[INPUT DATA start]
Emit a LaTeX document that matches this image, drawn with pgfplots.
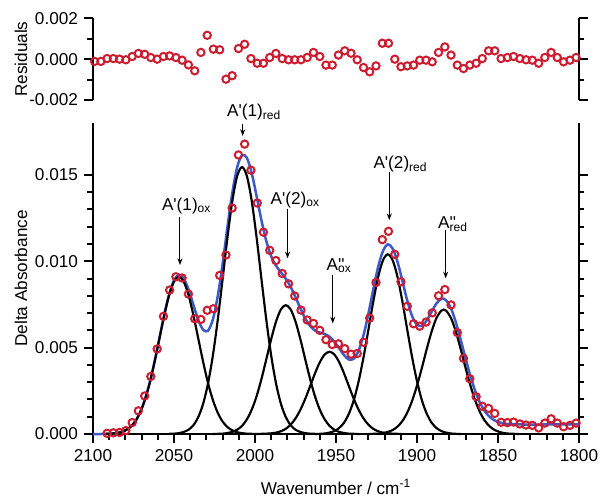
[INPUT DATA end]
[INPUT DATA start]
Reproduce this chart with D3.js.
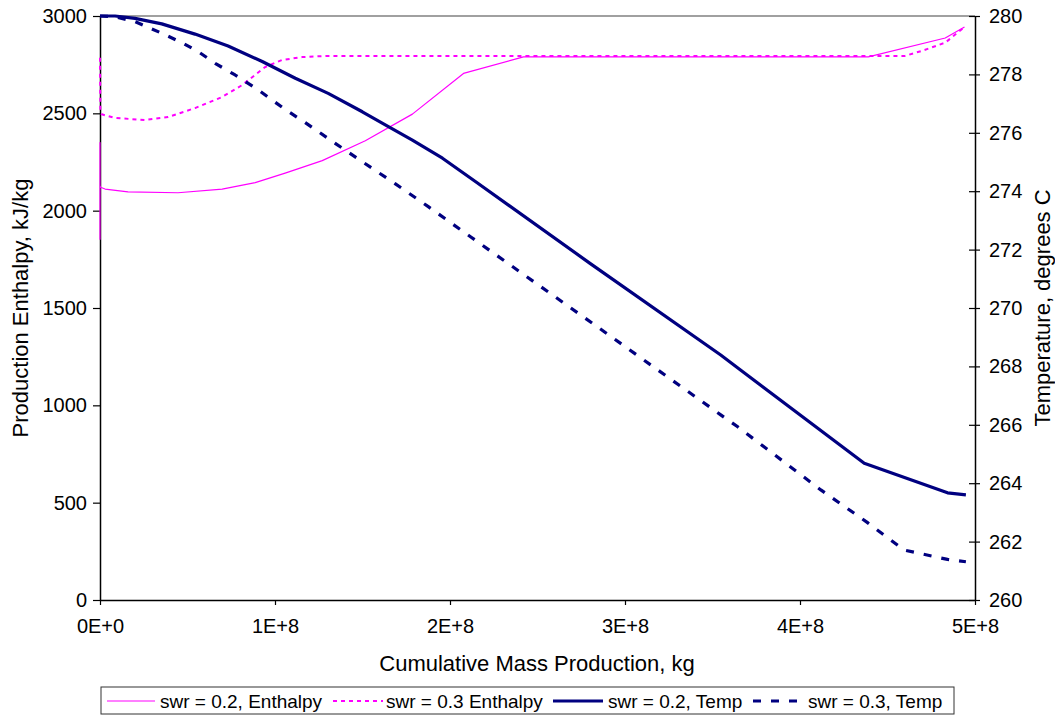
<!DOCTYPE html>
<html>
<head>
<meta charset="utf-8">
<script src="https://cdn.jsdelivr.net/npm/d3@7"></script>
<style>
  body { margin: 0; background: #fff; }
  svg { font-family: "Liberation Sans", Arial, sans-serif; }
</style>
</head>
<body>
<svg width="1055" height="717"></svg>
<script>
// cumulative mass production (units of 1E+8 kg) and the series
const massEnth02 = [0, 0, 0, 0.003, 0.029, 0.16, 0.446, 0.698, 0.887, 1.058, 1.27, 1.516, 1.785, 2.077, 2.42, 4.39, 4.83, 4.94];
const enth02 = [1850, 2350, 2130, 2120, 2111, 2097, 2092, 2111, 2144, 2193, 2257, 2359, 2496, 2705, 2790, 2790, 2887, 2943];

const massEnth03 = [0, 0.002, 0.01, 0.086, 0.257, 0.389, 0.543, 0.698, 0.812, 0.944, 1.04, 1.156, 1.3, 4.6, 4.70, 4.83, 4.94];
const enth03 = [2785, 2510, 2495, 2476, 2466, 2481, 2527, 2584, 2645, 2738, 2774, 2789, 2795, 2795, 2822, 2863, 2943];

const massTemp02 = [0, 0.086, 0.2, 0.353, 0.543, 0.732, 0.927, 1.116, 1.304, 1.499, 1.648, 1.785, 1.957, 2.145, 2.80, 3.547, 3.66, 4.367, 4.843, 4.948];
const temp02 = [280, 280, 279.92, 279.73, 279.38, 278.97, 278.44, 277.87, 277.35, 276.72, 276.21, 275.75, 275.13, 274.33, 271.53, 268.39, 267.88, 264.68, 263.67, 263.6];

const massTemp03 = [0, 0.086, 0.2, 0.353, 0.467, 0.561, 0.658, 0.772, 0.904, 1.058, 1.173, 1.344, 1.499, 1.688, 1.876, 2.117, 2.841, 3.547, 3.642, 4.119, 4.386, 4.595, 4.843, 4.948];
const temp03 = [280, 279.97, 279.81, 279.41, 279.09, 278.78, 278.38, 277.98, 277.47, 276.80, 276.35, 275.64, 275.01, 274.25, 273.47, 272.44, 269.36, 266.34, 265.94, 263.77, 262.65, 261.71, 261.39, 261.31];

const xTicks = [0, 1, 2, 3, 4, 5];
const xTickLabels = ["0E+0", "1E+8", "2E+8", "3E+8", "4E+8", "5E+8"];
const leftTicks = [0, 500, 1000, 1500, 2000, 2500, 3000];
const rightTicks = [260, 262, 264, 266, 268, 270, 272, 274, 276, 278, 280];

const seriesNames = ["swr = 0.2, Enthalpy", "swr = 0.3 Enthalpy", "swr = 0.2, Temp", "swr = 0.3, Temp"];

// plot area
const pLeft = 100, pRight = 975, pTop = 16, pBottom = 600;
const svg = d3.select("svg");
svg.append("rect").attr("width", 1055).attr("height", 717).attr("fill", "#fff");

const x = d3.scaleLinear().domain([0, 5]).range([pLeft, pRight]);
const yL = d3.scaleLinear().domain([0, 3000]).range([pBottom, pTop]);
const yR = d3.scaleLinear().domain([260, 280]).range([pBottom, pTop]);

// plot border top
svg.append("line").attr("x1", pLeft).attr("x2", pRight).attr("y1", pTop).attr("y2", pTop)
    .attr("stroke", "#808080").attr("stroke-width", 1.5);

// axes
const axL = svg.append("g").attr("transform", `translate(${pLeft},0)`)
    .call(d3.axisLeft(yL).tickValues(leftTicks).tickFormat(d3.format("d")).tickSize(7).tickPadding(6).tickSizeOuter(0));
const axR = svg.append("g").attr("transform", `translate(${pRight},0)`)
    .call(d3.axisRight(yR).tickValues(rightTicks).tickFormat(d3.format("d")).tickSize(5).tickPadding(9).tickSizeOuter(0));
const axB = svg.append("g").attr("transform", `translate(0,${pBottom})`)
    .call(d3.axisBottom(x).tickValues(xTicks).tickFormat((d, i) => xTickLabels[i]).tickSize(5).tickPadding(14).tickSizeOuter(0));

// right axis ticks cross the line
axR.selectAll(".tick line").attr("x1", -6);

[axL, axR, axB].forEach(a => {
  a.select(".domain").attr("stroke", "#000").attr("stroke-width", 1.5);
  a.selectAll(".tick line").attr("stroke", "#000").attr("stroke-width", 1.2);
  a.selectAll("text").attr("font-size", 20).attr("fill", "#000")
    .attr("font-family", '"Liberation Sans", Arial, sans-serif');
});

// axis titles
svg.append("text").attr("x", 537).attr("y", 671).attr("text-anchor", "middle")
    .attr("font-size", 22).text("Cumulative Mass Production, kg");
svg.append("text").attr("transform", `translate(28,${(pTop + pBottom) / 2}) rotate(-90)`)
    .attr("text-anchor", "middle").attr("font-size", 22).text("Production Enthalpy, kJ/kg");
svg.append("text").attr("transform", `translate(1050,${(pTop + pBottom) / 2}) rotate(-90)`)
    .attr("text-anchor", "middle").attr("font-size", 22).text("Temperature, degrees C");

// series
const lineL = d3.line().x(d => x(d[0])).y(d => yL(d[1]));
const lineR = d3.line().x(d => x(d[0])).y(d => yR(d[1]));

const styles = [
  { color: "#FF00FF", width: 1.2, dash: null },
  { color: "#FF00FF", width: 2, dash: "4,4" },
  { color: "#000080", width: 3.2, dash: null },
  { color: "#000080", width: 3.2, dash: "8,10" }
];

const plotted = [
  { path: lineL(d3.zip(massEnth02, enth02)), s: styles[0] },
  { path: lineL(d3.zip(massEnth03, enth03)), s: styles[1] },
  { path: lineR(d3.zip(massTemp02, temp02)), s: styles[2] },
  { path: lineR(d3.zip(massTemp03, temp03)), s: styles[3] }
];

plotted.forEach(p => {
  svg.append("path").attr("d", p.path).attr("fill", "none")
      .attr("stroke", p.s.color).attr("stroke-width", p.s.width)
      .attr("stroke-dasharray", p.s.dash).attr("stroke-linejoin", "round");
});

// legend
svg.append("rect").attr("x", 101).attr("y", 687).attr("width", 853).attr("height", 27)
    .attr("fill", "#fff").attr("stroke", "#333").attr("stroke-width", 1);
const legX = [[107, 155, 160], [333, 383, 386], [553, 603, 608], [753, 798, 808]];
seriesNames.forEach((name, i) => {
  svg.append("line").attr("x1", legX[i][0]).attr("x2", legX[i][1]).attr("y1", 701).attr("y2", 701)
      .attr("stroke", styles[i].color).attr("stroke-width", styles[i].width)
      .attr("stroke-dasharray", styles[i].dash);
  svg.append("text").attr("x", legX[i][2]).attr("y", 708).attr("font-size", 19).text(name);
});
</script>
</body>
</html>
[INPUT DATA end]
[INPUT DATA start]
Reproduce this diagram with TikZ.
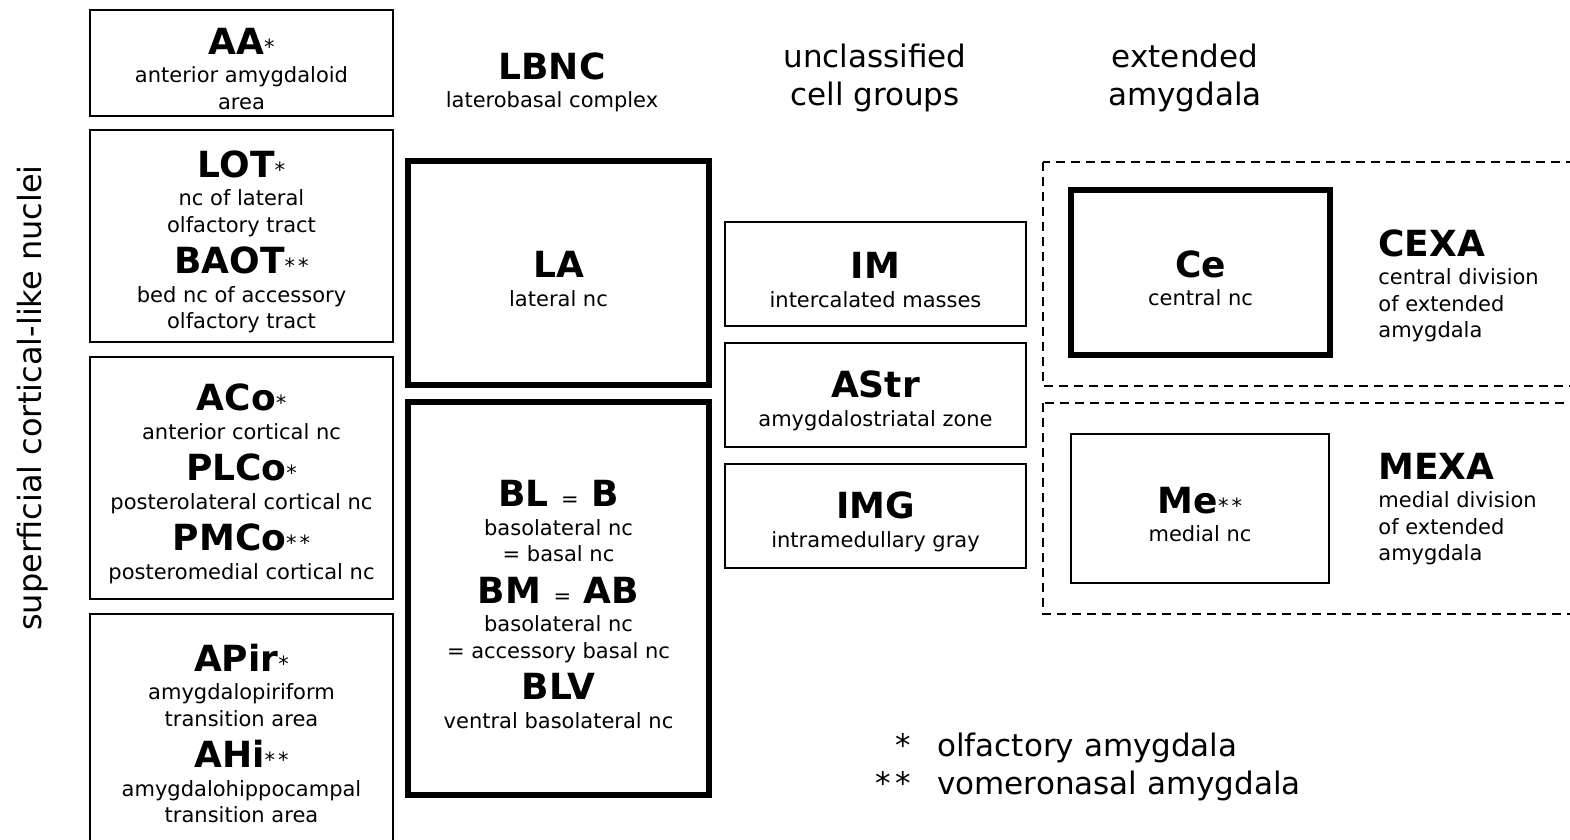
[INPUT DATA end]
TASK TO CARRY OUT: Repeat only the lines running from "Reproduce this chart with D3.js." to "d3.scaleLinear().domain([260, 280]).range([pBottom, pTop]);", ends included, and leave the pictures out.

CORRECT RESPONSE:
Reproduce this chart with D3.js.
<!DOCTYPE html>
<html>
<head>
<meta charset="utf-8">
<script src="https://cdn.jsdelivr.net/npm/d3@7"></script>
<style>
  body { margin: 0; background: #fff; }
  svg { font-family: "Liberation Sans", Arial, sans-serif; }
</style>
</head>
<body>
<svg width="1055" height="717"></svg>
<script>
// cumulative mass production (units of 1E+8 kg) and the series
const massEnth02 = [0, 0, 0, 0.003, 0.029, 0.16, 0.446, 0.698, 0.887, 1.058, 1.27, 1.516, 1.785, 2.077, 2.42, 4.39, 4.83, 4.94];
const enth02 = [1850, 2350, 2130, 2120, 2111, 2097, 2092, 2111, 2144, 2193, 2257, 2359, 2496, 2705, 2790, 2790, 2887, 2943];

const massEnth03 = [0, 0.002, 0.01, 0.086, 0.257, 0.389, 0.543, 0.698, 0.812, 0.944, 1.04, 1.156, 1.3, 4.6, 4.70, 4.83, 4.94];
const enth03 = [2785, 2510, 2495, 2476, 2466, 2481, 2527, 2584, 2645, 2738, 2774, 2789, 2795, 2795, 2822, 2863, 2943];

const massTemp02 = [0, 0.086, 0.2, 0.353, 0.543, 0.732, 0.927, 1.116, 1.304, 1.499, 1.648, 1.785, 1.957, 2.145, 2.80, 3.547, 3.66, 4.367, 4.843, 4.948];
const temp02 = [280, 280, 279.92, 279.73, 279.38, 278.97, 278.44, 277.87, 277.35, 276.72, 276.21, 275.75, 275.13, 274.33, 271.53, 268.39, 267.88, 264.68, 263.67, 263.6];

const massTemp03 = [0, 0.086, 0.2, 0.353, 0.467, 0.561, 0.658, 0.772, 0.904, 1.058, 1.173, 1.344, 1.499, 1.688, 1.876, 2.117, 2.841, 3.547, 3.642, 4.119, 4.386, 4.595, 4.843, 4.948];
const temp03 = [280, 279.97, 279.81, 279.41, 279.09, 278.78, 278.38, 277.98, 277.47, 276.80, 276.35, 275.64, 275.01, 274.25, 273.47, 272.44, 269.36, 266.34, 265.94, 263.77, 262.65, 261.71, 261.39, 261.31];

const xTicks = [0, 1, 2, 3, 4, 5];
const xTickLabels = ["0E+0", "1E+8", "2E+8", "3E+8", "4E+8", "5E+8"];
const leftTicks = [0, 500, 1000, 1500, 2000, 2500, 3000];
const rightTicks = [260, 262, 264, 266, 268, 270, 272, 274, 276, 278, 280];

const seriesNames = ["swr = 0.2, Enthalpy", "swr = 0.3 Enthalpy", "swr = 0.2, Temp", "swr = 0.3, Temp"];

// plot area
const pLeft = 100, pRight = 975, pTop = 16, pBottom = 600;
const svg = d3.select("svg");
svg.append("rect").attr("width", 1055).attr("height", 717).attr("fill", "#fff");

const x = d3.scaleLinear().domain([0, 5]).range([pLeft, pRight]);
const yL = d3.scaleLinear().domain([0, 3000]).range([pBottom, pTop]);
const yR = d3.scaleLinear().domain([260, 280]).range([pBottom, pTop]);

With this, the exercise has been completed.